Jake Varner watched the U.S. freestyle team claim just one medal last year as he contemplated shelving his wrestling shoes next to his Olympic gold medal.
One opted to start his pursuit of international glory a year earlier than planned, and the other decided to take another shot at gold. They both wound up in the same place Saturday night at the World Team Trials.
The college stars from Iowa and Iowa State both landed spots on the U.S. freestyle team after sweeping their best-of-three championship series inside the Alliant Energy Center.
In his senior-level debut, Ramos pushed aside past World Team member Angel Escobedo in the morning challenge tournament and dispatched 2012 Olympian Sam Hazewinkel in two straight bouts Saturday night.
After winning an NCAA title for the Hawkeyes in March and with a wedding on the horizon next month, Ramos said he considered taking the year off. Then he and his fiancee, former Iowa volleyball player Megan Eskew, watched the U.S. Open in April and she urged him to make a 20-pound cut down to 125.5 for Saturday’s tournament.
“I didn’t know if I wanted to make the drop or not,” Ramos said. “But I’m a competitor and when you see people winning that you know you can beat, it drives you even harder.”
With his 4-0 and 5-4 victories in Saturday night’s championship series, Ramos became the seventh different American in seven years to fill the lightest weight class for the U.S. freestyle team in World and Olympic competition. Henry Cejudo, who won the Olympic gold in 2008 at 21, is the only one of the bunch who claimed an international medal.

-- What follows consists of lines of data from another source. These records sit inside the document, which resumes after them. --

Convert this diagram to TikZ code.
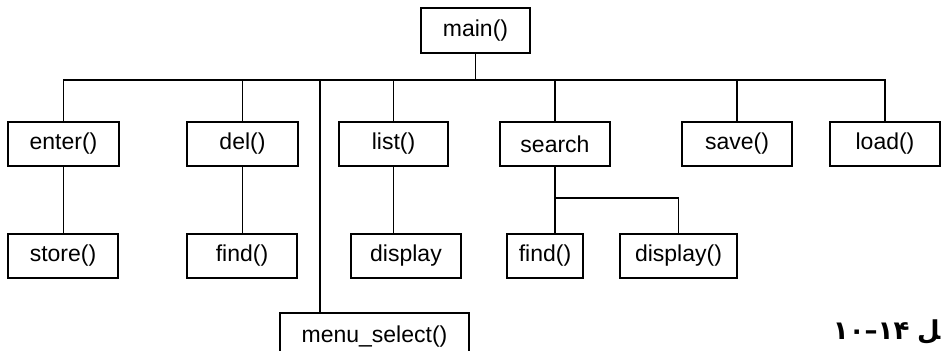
\documentclass[tikz,border=0pt]{standalone}
\usepackage{fontspec}
\setmainfont{Liberation Sans}
\newfontfamily\farsi{DejaVu Sans}
\usetikzlibrary{positioning}

\begin{document}
\begin{tikzpicture}[
    x=0.5pt, y=-0.5pt,
    line width=0.8pt,
    fn/.style={
        draw, line width=1.1pt,
        rectangle, inner sep=0pt,
        minimum width=#1, minimum height=22pt,
        font=\fontsize{11.5}{13}\selectfont,
    },
    fn/.default=55pt,
    fig/.style={inner sep=0pt, font=\farsi\bfseries\fontsize{13}{15}\selectfont},
]
\useasboundingbox (0,0) rectangle (942,351);

% top level
\node[fn=54.5pt, minimum height=22.5pt] (main) at (475.5,30.5) {main()};

% first row
\node[fn=55.5pt] (enter)  at (63.5,144) {enter()};
\node[fn=55.5pt] (del)    at (242.5,144) {del()};
\node[fn=54.5pt] (list)   at (393.5,144) {list()};
\node[fn]        (search) at (555,144) {search};
\node[fn]        (save)   at (737,144) {save()};
\node[fn]        (load)   at (885,144) {load()};

% second row
\node[fn]        (store)  at (63,256) {store()};
\node[fn]        (find)   at (242,256) {find()};
\node[fn]        (disp)   at (406,256) {display};
\node[fn=38pt]   (sfind)  at (545,256) {find()};
\node[fn=58.5pt] (sdisp)  at (678.5,256) {display()};

\node[fn=94.5pt, minimum height=24pt] (menu) at (374.5,337) {menu\_select()};

% connectors
\coordinate (bus)  at (475,80);
\coordinate (msel) at (320,80);
\coordinate (sj)   at (555,198);

\draw (main.south) -- (main.south |- bus);
\draw (enter.north) -- (enter.north |- bus) -- (load.north |- bus) -- (load.north);
\foreach \f in {del,list,search,save}
    \draw (\f.north) -- (\f.north |- bus);
\draw (msel) -- (msel |- menu.north);

\draw (enter.south) -- (enter.south |- store.north);
\draw (del.south) -- (del.south |- find.north);
\draw (list.south) -- (list.south |- disp.north);
\draw (search.south) -- (search.south |- sfind.north);
\draw (sj) -| (sdisp.north);

% figure number
\node[fig, anchor=base east] (figl) at (941,340) {ﻞ};
\node[fig, anchor=base east] (figno) at ([xshift=-3pt]figl.base west) {\mbox{۱۰}\mbox{–}\mbox{۱۴}};

\end{tikzpicture}
\end{document}
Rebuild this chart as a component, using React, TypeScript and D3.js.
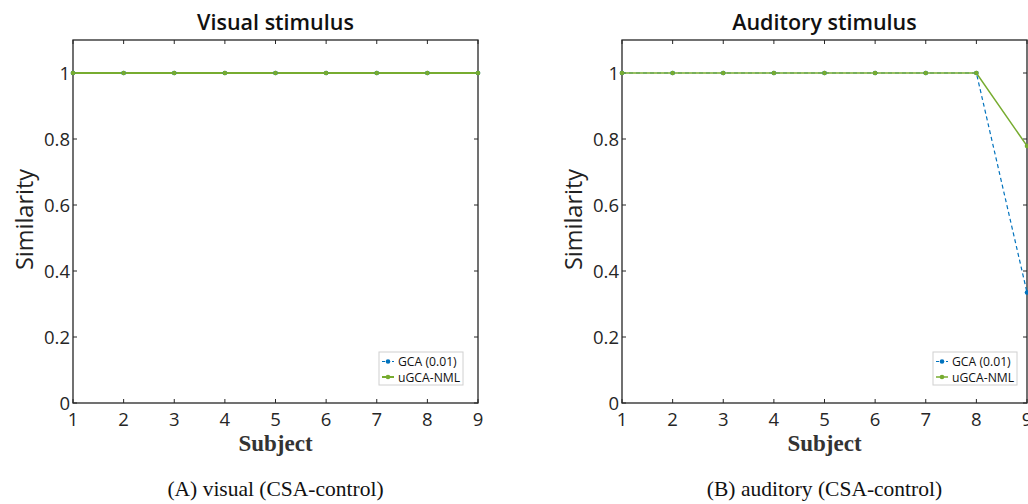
import React from 'react';
import * as d3 from 'd3';

const subjects = [1, 2, 3, 4, 5, 6, 7, 8, 9];
const yTicks = [0, 0.2, 0.4, 0.6, 0.8, 1];

const visualGCA = [1, 1, 1, 1, 1, 1, 1, 1, 1];
const visualUGCA = [1, 1, 1, 1, 1, 1, 1, 1, 1];
const auditoryGCA = [1, 1, 1, 1, 1, 1, 1, 1, 0.335];
const auditoryUGCA = [1, 1, 1, 1, 1, 1, 1, 1, 0.779];

const seriesNames = ['GCA (0.01)', 'uGCA-NML'];
const titles = ['Visual stimulus', 'Auditory stimulus'];
const captions = ['(A) visual (CSA-control)', '(B) auditory (CSA-control)'];

const BLUE = '#0072BD';
const GREEN = '#77AC30';
const AXIS = '#262626';
const SANS = '"Open Sans", "DejaVu Sans", sans-serif';

type PanelProps = {
    left: number;
    title: string;
    caption: string;
    gca: number[];
    ugca: number[];
    greenWidth: number;
    legOffset: number;
};

const Panel = ({ left, title, caption, gca, ugca, greenWidth, legOffset }: PanelProps) => {
    const top = 40, bottom = 403, width = 405;
    const x = d3.scaleLinear().domain([1, 9]).range([left, left + width]);
    const y = d3.scaleLinear().domain([0, 1.1]).range([bottom, top]);
    const line = d3.line<number>().x((d, i) => x(subjects[i])).y(d => y(d));
    const cx = left + width / 2;
    const legX = left + legOffset, legY = 352;

    return (
        <g>
            <text x={cx} y={30} textAnchor="middle" fontFamily={SANS} fontWeight={600} fontSize={21.5} fill="#111">{title}</text>
            <rect x={left} y={top} width={width} height={bottom - top} fill="none" stroke={AXIS} strokeWidth={1.3} />
            {subjects.map(s => (
                <g key={'xt' + s}>
                    <line x1={x(s)} x2={x(s)} y1={bottom} y2={bottom - 4} stroke={AXIS} strokeWidth={1} />
                    <line x1={x(s)} x2={x(s)} y1={top} y2={top + 4} stroke={AXIS} strokeWidth={1} />
                    <text x={x(s)} y={426} textAnchor="middle" fontFamily={SANS} fontSize={18.5} fill={AXIS}>{s}</text>
                </g>
            ))}
            {yTicks.map(t => (
                <g key={'yt' + t}>
                    <line x1={left} x2={left + 4} y1={y(t)} y2={y(t)} stroke={AXIS} strokeWidth={1} />
                    <line x1={left + width} x2={left + width - 4} y1={y(t)} y2={y(t)} stroke={AXIS} strokeWidth={1} />
                    <text x={left - 3} y={y(t) + 6.5} textAnchor="end" fontFamily={SANS} fontSize={18.5} fill={AXIS}>{t}</text>
                </g>
            ))}
            <text x={cx} y={451} textAnchor="middle" fontFamily='"Liberation Serif", serif' fontWeight="bold" fontSize={23} fill="#333">Subject</text>
            <text transform={`translate(${left - 40},${(top + bottom) / 2 - 2}) rotate(-90)`} textAnchor="middle" fontFamily={SANS} fontSize={23.5} fill="#222">Similarity</text>
            <path d={line(gca) || ''} fill="none" stroke={BLUE} strokeWidth={1.2} strokeDasharray="4,3" />
            <path d={line(ugca) || ''} fill="none" stroke={GREEN} strokeWidth={greenWidth} />
            {gca.map((d, i) => <circle key={'g' + i} cx={x(subjects[i])} cy={y(d)} r={2.3} fill={BLUE} />)}
            {ugca.map((d, i) => <circle key={'u' + i} cx={x(subjects[i])} cy={y(d)} r={2.3} fill={GREEN} />)}
            <rect x={legX} y={legY} width={84} height={33} fill="#fff" stroke="#d0d0d0" strokeWidth={1} />
            <line x1={legX + 3} x2={legX + 15} y1={legY + 9.5} y2={legY + 9.5} stroke={BLUE} strokeWidth={1.2} strokeDasharray="3,2" />
            <circle cx={legX + 9} cy={legY + 9.5} r={2.3} fill={BLUE} />
            <text x={legX + 19} y={legY + 14} fontFamily={SANS} fontSize={12.2} fill="#111">{seriesNames[0]}</text>
            <line x1={legX + 3} x2={legX + 15} y1={legY + 25} y2={legY + 25} stroke={GREEN} strokeWidth={greenWidth} />
            <circle cx={legX + 9} cy={legY + 25} r={2.3} fill={GREEN} />
            <text x={legX + 19} y={legY + 29.5} fontFamily={SANS} fontSize={12.2} fill="#111">{seriesNames[1]}</text>
            <text x={cx} y={496} textAnchor="middle" fontFamily='"Liberation Serif", serif' fontSize={21.5} fill="#111">{caption}</text>
        </g>
    );
};

export default function App() {
    return (
        <svg width={1028} height={504} style={{ position: 'absolute', left: 0, top: 0, background: '#fff' }}>
            <rect width={1028} height={504} fill="#fff" />
            <Panel left={73} title={titles[0]} caption={captions[0]} gca={visualGCA} ugca={visualUGCA} greenWidth={2} legOffset={306} />
            <Panel left={622} title={titles[1]} caption={captions[1]} gca={auditoryGCA} ugca={auditoryUGCA} greenWidth={1.5} legOffset={311} />
        </svg>
    );
}
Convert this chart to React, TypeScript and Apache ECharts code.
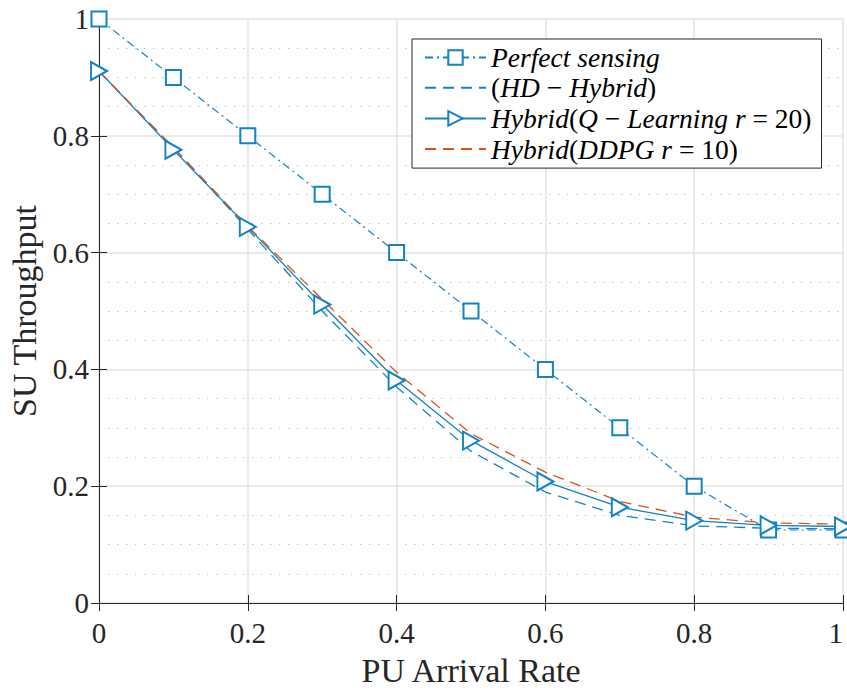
import React, { useEffect, useRef } from "react";
import * as echarts from "echarts";

const xValues = [0, 0.1, 0.2, 0.3, 0.4, 0.5, 0.6, 0.7, 0.8, 0.9, 1];
const perfectSensing = [1, 0.9, 0.8, 0.7, 0.6, 0.5, 0.4, 0.3, 0.2, 0.125, 0.125];
const hdHybrid = [0.91, 0.78, 0.64, 0.5, 0.37, 0.26, 0.19, 0.15, 0.132, 0.128, 0.127];
const qLearning = [0.911, 0.776, 0.644, 0.511, 0.381, 0.278, 0.208, 0.164, 0.141, 0.133, 0.131];
const ddpg = [0.91, 0.78, 0.645, 0.52, 0.395, 0.29, 0.224, 0.174, 0.147, 0.137, 0.135];

const seriesNames = [
  "Perfect sensing",
  "(HD − Hybrid)",
  "Hybrid(Q − Learning r = 20)",
  "Hybrid(DDPG r = 10)",
];
const legendRich: Record<string, string> = {
  "Perfect sensing": "{i|Perfect sensing}",
  "(HD − Hybrid)": "{n|(}{i|HD}{n| − }{i|Hybrid}{n|)}",
  "Hybrid(Q − Learning r = 20)": "{i|Hybrid}{n|(}{i|Q}{n| − }{i|Learning r}{n| = 20)}",
  "Hybrid(DDPG r = 10)": "{i|Hybrid}{n|(}{i|DDPG r}{n| = 10)}",
};

const BLUE = "#1283c4";
const ORANGE = "#d95319";
const FONT = "'Liberation Serif', 'Times New Roman', serif";
const LEGEND_FONT = 27.5;

function pairs(ys: number[]) {
  return xValues.map((x, i) => [x, ys[i]]);
}

export default function App() {
  const ref = useRef<HTMLDivElement>(null);
  useEffect(() => {
    if (!ref.current) return;
    const chart = echarts.init(ref.current, undefined, { renderer: "svg" });
    const axisLine = { show: true, lineStyle: { color: "#262626", width: 1 } };
    chart.setOption({
      animation: false,
      backgroundColor: "#ffffff",
      grid: { left: 99, right: 4, top: 19, bottom: 87, outerBoundsMode: "none", containLabel: false },
      legend: {
        orient: "vertical",
        left: 412,
        top: 39,
        data: [
          { name: seriesNames[0] },
          { name: seriesNames[1], itemStyle: { opacity: 0 } },
          { name: seriesNames[2] },
          { name: seriesNames[3], itemStyle: { opacity: 0 } },
        ],
        itemWidth: 61,
        itemHeight: 18,
        itemGap: 2.7,
        padding: [5, 10, 5, 12],
        backgroundColor: "#ffffff",
        borderColor: "#262626",
        borderWidth: 1,
        borderRadius: 0,
        formatter: (name: string) => legendRich[name] || name,
        textStyle: {
          fontFamily: FONT,
          fontSize: LEGEND_FONT,
          color: "#000",
          lineHeight: 27,
          rich: {
            i: { fontFamily: FONT, fontSize: LEGEND_FONT, fontStyle: "italic", color: "#000" },
            n: { fontFamily: FONT, fontSize: LEGEND_FONT, color: "#000" },
          },
        },
      },
      xAxis: [
        {
          type: "value",
          min: 0,
          max: 1,
          interval: 0.2,
          position: "bottom",
          name: "PU Arrival Rate",
          nameLocation: "middle",
          nameGap: 50,
          nameTextStyle: { fontFamily: FONT, fontSize: 34, lineHeight: 34, color: "#262626" },
          axisLine,
          axisTick: { show: true, inside: true, length: 8, lineStyle: { color: "#262626" } },
          axisLabel: {
            fontFamily: FONT,
            fontSize: 29,
            color: "#262626",
            margin: 15,
            alignMaxLabel: "right",
          },
          splitLine: { show: true, lineStyle: { color: "#e3e3e3", width: 1.5 } },
        },
        {
          type: "value",
          min: 0,
          max: 1,
          interval: 0.2,
          position: "top",
          axisLine,
          axisTick: { show: true, inside: true, length: 8, lineStyle: { color: "#262626" } },
          axisLabel: { show: false },
          splitLine: { show: false },
        },
      ],
      yAxis: [
        {
          type: "value",
          min: 0,
          max: 1,
          interval: 0.2,
          position: "left",
          name: "SU Throughput",
          nameLocation: "middle",
          nameGap: 58,
          nameTextStyle: { fontFamily: FONT, fontSize: 34, color: "#262626" },
          axisLine,
          axisTick: { show: true, inside: true, length: 8, lineStyle: { color: "#262626" } },
          axisLabel: { fontFamily: FONT, fontSize: 29, color: "#262626", margin: 10 },
          splitLine: { show: true, lineStyle: { color: "#e3e3e3", width: 1.5 } },
          minorTick: { show: false, splitNumber: 4 },
          minorSplitLine: { show: true, lineStyle: { color: "#c4c4c4", width: 1, type: [1.5, 7.5] } },
        },
        {
          type: "value",
          min: 0,
          max: 1,
          interval: 0.2,
          position: "right",
          axisLine,
          axisTick: { show: true, inside: true, length: 8, lineStyle: { color: "#262626" } },
          axisLabel: { show: false },
          splitLine: { show: false },
        },
      ],
      series: [
        {
          name: seriesNames[0],
          type: "line",
          data: pairs(perfectSensing),
          symbol: "emptyRect",
          symbolSize: 15,
          itemStyle: { color: BLUE, borderColor: BLUE, borderWidth: 1.3 },
          lineStyle: { color: BLUE, width: 1.2, type: [8, 4, 2, 4] },
          clip: false,
        },
        {
          name: seriesNames[1],
          type: "line",
          data: pairs(hdHybrid),
          symbol: "none",
          itemStyle: { color: BLUE },
          lineStyle: { color: BLUE, width: 1.3, type: [11, 7] },
        },
        {
          name: seriesNames[2],
          type: "line",
          data: pairs(qLearning),
          symbol: "emptyTriangle",
          symbolSize: [18, 16],
          symbolRotate: -90,
          itemStyle: { color: BLUE, borderColor: BLUE, borderWidth: 1.3 },
          lineStyle: { color: BLUE, width: 1.3, type: "solid" },
          clip: false,
        },
        {
          name: seriesNames[3],
          type: "line",
          data: pairs(ddpg),
          symbol: "none",
          itemStyle: { color: ORANGE },
          lineStyle: { color: ORANGE, width: 1.3, type: [11, 7] },
        },
      ],
    });
    return () => chart.dispose();
  }, []);
  return (
    <div
      ref={ref}
      style={{ position: "absolute", left: 0, top: 0, width: 847, height: 690 }}
    />
  );
}
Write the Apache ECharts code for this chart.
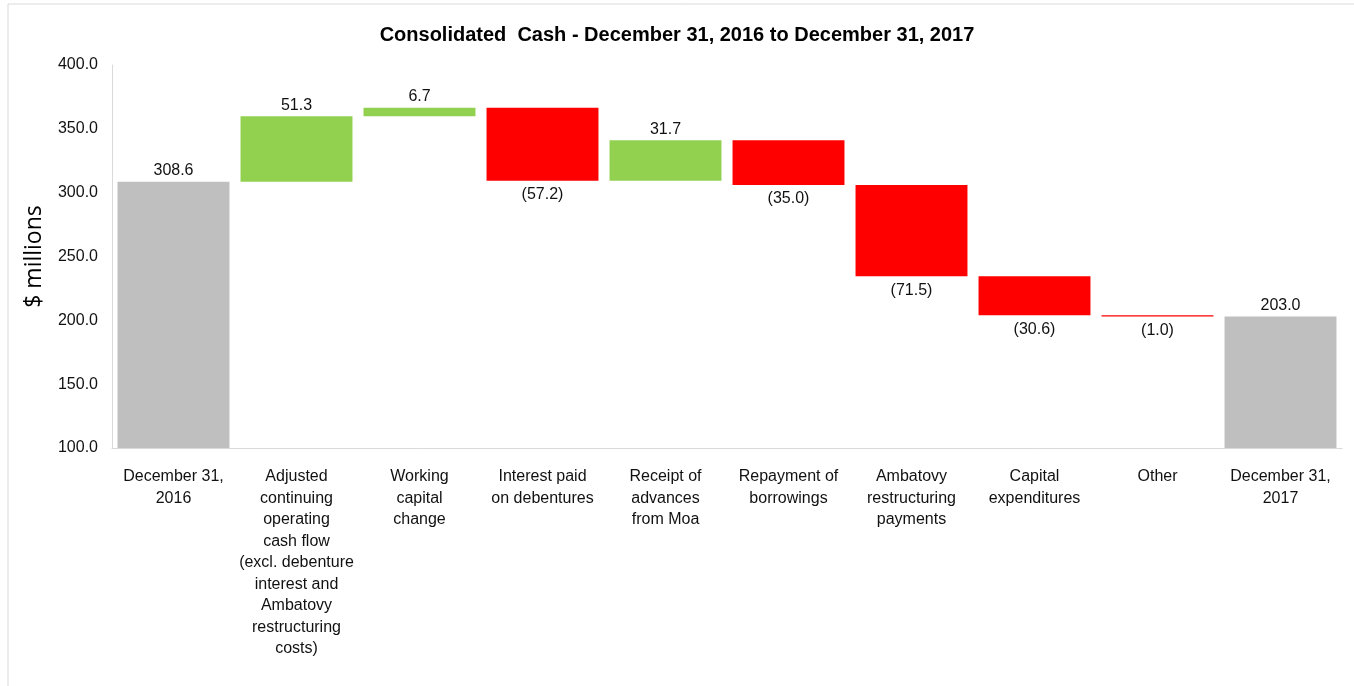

“I’m done seeing these old guys wrestle — they’ve had their chances,” said Ramos, who won the 133-pound NCAA title for the Hawkeyes in March. “You see interviews — I’ve watched (Nick) Simmons, I’ve watched Hazewinkel, I’ve watched Escobedo, all they ever talk about is winning a medal. They’re satisfied with winning a medal. If you think if I go overseas and just bring home a bronze or silver I’m going to be satisfied, you’re wrong. It’s about winning gold, it’s not about just winning a medal. You’ve got to want it all.”